In 1956, a 33-year-old Diane Arbus quit the commercial photography business after a decade shooting for big-name glossies — and hating almost every second of it. The self-confessed outsider began balancing a series of freelance fashion assignments with street portraits of other uncelebrated eccentrics, experimenting with elements of photography that are now known as her signatures. The intense, haunting, candid black-and-white snapshots of New York street life from the Lower East Side to Coney Island now make up an unprecedented exhibition opening at the Met Breuer later this summer. On display will be over 100 photographs taken by Arbus on her 35mm Nikon between 1956 and 1962. The majority of the pictures have never been seen by the public, only having been acquired by the museum in 2007 as part of a gift from the artist’s daughters, Doon Arbus and Amy Arbus.
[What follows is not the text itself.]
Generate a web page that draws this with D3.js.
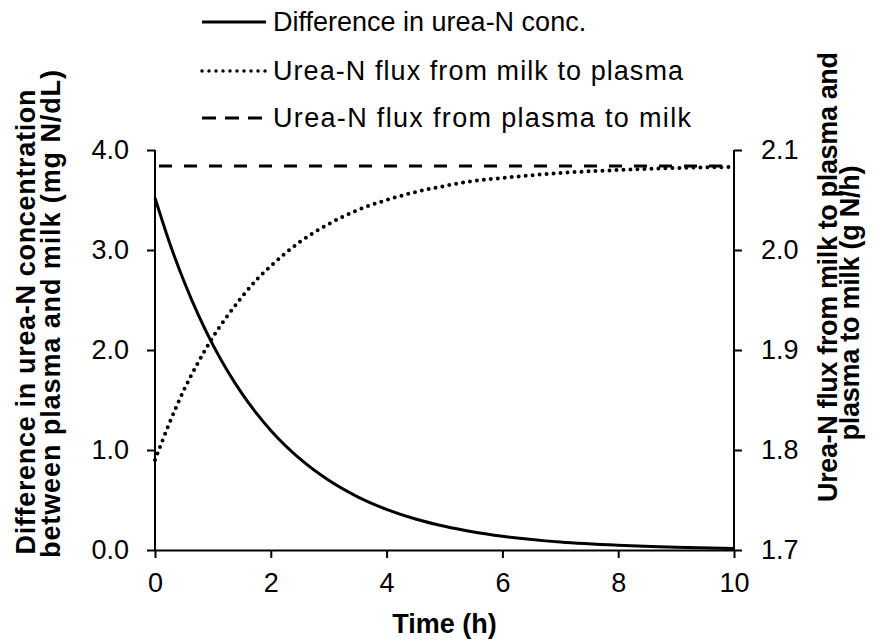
<!DOCTYPE html>
<html><head><meta charset="utf-8">
<script src="https://cdn.jsdelivr.net/npm/d3@7"></script>
<style>body{margin:0;background:#fff}svg{display:block}text{font-family:"Liberation Sans",Arial,sans-serif;fill:#000}</style>
</head><body><svg id="c" width="880" height="641"></svg>
<script>
const time = [0,0.25,0.5,0.75,1,1.25,1.5,1.75,2,2.5,3,3.5,4,4.5,5,5.5,6,7,8,9,10];
const diffConc = [3.52,3.075,2.687,2.348,2.051,1.792,1.566,1.368,1.195,0.913,0.697,0.532,0.406,0.310,0.237,0.181,0.138,0.080,0.047,0.027,0.016];
const fluxMilkToPlasma = [1.790,1.827,1.860,1.888,1.913,1.934,1.953,1.970,1.984,2.008,2.026,2.040,2.050,2.058,2.064,2.069,2.072,2.077,2.080,2.082,2.083];
const fluxPlasmaToMilk = [2.084,2.084];
const fluxTime = [0,10];
const xTicks = [0,2,4,6,8,10];
const yLeftTicks = [0,1,2,3,4];
const yRightTicks = [1.7,1.8,1.9,2.0,2.1];
const legendLabels = ["Difference in urea-N conc.","Urea-N flux from milk to plasma","Urea-N flux from plasma to milk"];

const svg = d3.select("#c");
const L=155,R=734,T=150,B=550;
const x = d3.scaleLinear().domain([0,10]).range([L,R]);
const yL = d3.scaleLinear().domain([0,4]).range([B,T]);
const yR = d3.scaleLinear().domain([1.7,2.1]).range([B,T]);
const FS = 27;

// axes
const gx = svg.append("g").attr("transform",`translate(0,${B})`)
  .call(d3.axisBottom(x).tickValues(xTicks).tickSize(8).tickSizeOuter(0).tickPadding(15).tickFormat(d3.format("d")));
const gl = svg.append("g").attr("transform",`translate(${L},0)`)
  .call(d3.axisLeft(yL).tickValues(yLeftTicks).tickSize(8).tickSizeOuter(0).tickPadding(18).tickFormat(d3.format(".1f")));
const gr = svg.append("g").attr("transform",`translate(${R},0)`)
  .call(d3.axisRight(yR).tickValues(yRightTicks).tickSize(8).tickSizeOuter(0).tickPadding(19).tickFormat(d3.format(".1f")));
[gx,gl,gr].forEach(g=>{
  g.selectAll("path.domain").attr("stroke","#000").attr("stroke-width",2);
  g.selectAll(".tick line").attr("stroke","#000").attr("stroke-width",2);
  g.selectAll(".tick text").attr("font-size",FS).attr("font-family","Liberation Sans, Arial, sans-serif").attr("fill","#000");
});
gl.select("path.domain").attr("d",`M0,${T}V${B}`);
gr.select("path.domain").attr("d",`M0,${T}V${B}`);

// lines
const lineL = d3.line().x((d,i)=>x(time[i])).y(d=>yL(d)).curve(d3.curveMonotoneX);
const lineR = d3.line().x((d,i)=>x(time[i])).y(d=>yR(d)).curve(d3.curveMonotoneX);
svg.append("path").attr("d",d3.line().x((d,i)=>x(fluxTime[i])).y(d=>yR(d))(fluxPlasmaToMilk))
  .attr("fill","none").attr("stroke","#000").attr("stroke-width",3).attr("stroke-dasharray","13,12").attr("stroke-dashoffset",-4);
svg.append("path").attr("d",lineR(fluxMilkToPlasma))
  .attr("fill","none").attr("stroke","#000").attr("stroke-width",4).attr("stroke-linecap","round").attr("stroke-dasharray","0,7");
svg.append("path").attr("d",lineL(diffConc))
  .attr("fill","none").attr("stroke","#000").attr("stroke-width",3);

// legend
const lg = svg.append("g");
const rows = [22,71,118];
const lens = [null,410,418];
const styles = [{da:null,w:3},{da:"0,7",w:3.5,cap:"round"},{da:"14,9",w:3}];
legendLabels.forEach((t,i)=>{
  const ln = lg.append("line").attr("x1",202).attr("x2",266).attr("y1",rows[i]).attr("y2",rows[i])
    .attr("stroke","#000").attr("stroke-width",styles[i].w);
  if(styles[i].da) ln.attr("stroke-dasharray",styles[i].da);
  if(styles[i].cap) ln.attr("stroke-linecap",styles[i].cap);
  const tx = lg.append("text").attr("x",273).attr("y",rows[i]).attr("dy","0.35em").attr("font-size",FS).text(t);
  if(lens[i]) tx.attr("textLength",lens[i]).attr("lengthAdjust","spacing");
});

// axis titles
svg.append("text").attr("x",(L+R)/2).attr("y",633).attr("text-anchor","middle")
  .attr("font-size",FS).attr("font-weight","bold").text("Time (h)");
const titles = [
  ["Difference in urea-N concentration",26,322,465],
  ["between plasma and milk (mg N/dL)",51,314,488],
  ["Urea-N flux from milk to plasma and",828,277,450],
  ["plasma to milk (g N/h)",850,303,275]
];
titles.forEach(([t,cx,cy,len])=>{
  svg.append("text").attr("transform",`translate(${cx},${cy}) rotate(-90)`).attr("text-anchor","middle")
    .attr("dy","0.35em").attr("font-size",FS).attr("font-weight","bold")
    .attr("textLength",len).attr("lengthAdjust","spacing").text(t);
});
</script></body></html>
The stars of the show are people Arbus would continue to be drawn to until she took her own life in 1971 at the age of 48. Circus performers, female impersonators, and other cultural deviants mirror the artist’s own vulnerability. Elderly women in pearl necklaces and fur coats appear emblematic of upper class, Fifth Avenue anxiety, while small children in button-down shirts often look straight from the set of horror films. The photographer’s own age and angst can be felt in even the most overexposed and out-of-focus of these formative portraits.
“Diane Arbus: The Beginning” is on show at the Met Breuer from July 12 through November 27, 2016.